Pequeño observatorio
Correcta convivencia en el taxi
Josep Maria Espinàs
Periodista y escritor
JOSEP MARIA Espinàs
Cogí un taxi el otro día, y el taxista estaba oyendo una emisora de radio. El hecho es habitual y, en principio, no tiene importancia. Me parece bien que los taxistas quieran estar informados. Pero, a veces, tienen conectada alguna emisora que practica la exaltación verbal, normalmente proyectada contra un partido político y sus líderes.
La situación del cliente a menudo es incómoda, especialmente si no comparte las ideas que difunde la emisora. Está condenado a oírlas, porque el espacio del taxi es pequeño. Es imposible aislarse de aquel bombardeo de opiniones, que pueden llegar a ser insultantes. Con tal de no ponerse más nervioso, el pasajero podría decir: «Perdone, me bajaré aquí». Pero en principio cogemos un taxi para llegar pronto a algún lugar, y no es natural encontrarse de nuevo en la acera, de pie, esperando a que pase otro taxi que esté libre, con la confianza de que haya más suerte radiofónica.
La situación todavía es más incómoda cuando el taxista quiere comentar con el pasajero las afirmaciones que hace el locutor y busca su complicidad. Hace años, leí que en una ciudad inglesa el ayuntamiento decidió que los taxistas no podrían mantener con los clientes ninguna conversación sobre política, sexo y religión. Si infringían esta norma, el cliente podría denunciar al taxista. Me parece que son ganas de dictar normas inútiles. ¿Cuándo habría que hacer la denuncia, y cómo podría comprobarse que la ordenanza se había infringido?
Creo que son ganas de reglamentar. La eficacia de la ley prohibitiva es muy dudosa. Por otro lado, si la intención es evitar tensiones entre taxista y cliente, también habría que advertir de que los taxistas no hablen de fútbol y, puestos a ser exigentes, ni del tiempo.
Entonces, ¿se trata acaso de llegar al mutismo?
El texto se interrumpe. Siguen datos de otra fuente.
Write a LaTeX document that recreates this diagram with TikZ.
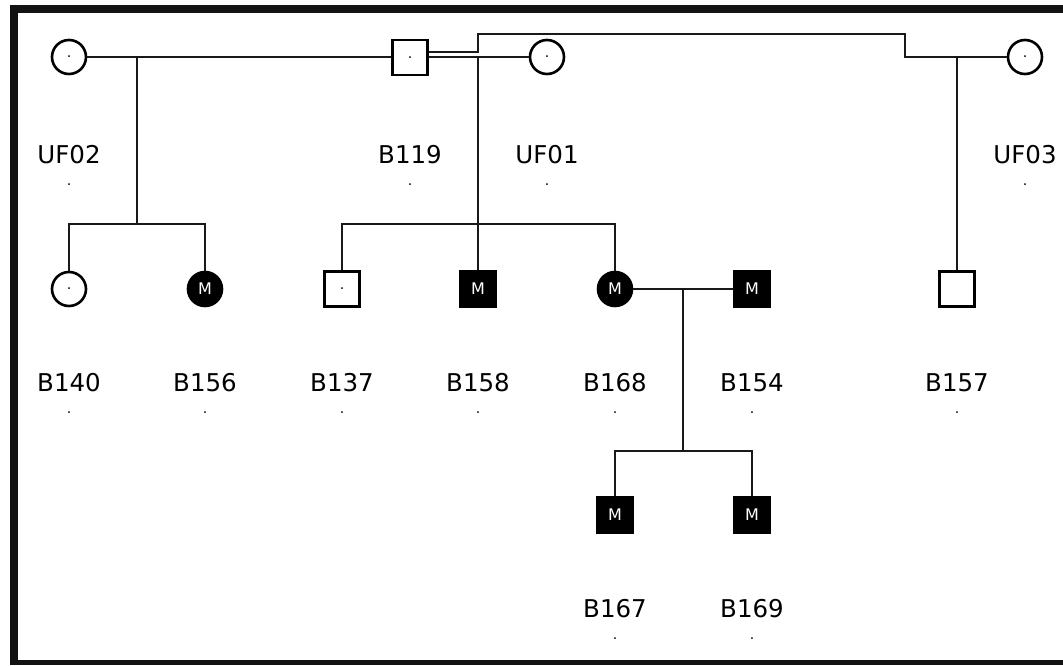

Yo soy partidario de lo contrario: de hablar. Eso sí, en una dosis pequeña y civilizada. Tengo que decir que, a lo largo de mi vida como pasajero, he encontrado a bastantes taxistas que practican esa discreción, y el trayecto resulta entonces agradable.
Pero a veces todavía encuentro alguno que, después de haberle dicho «buenos días», darle la dirección e inmediatamente añadir un «gracias», se mantiene absolutamente inconmovible y callado y no me responde ni «entendido», ni «muy bien», ni tan solo un «vamos allá». Entre los taxistas parlanchines y los mudos, existe un punto de convivencia cívica y profesional.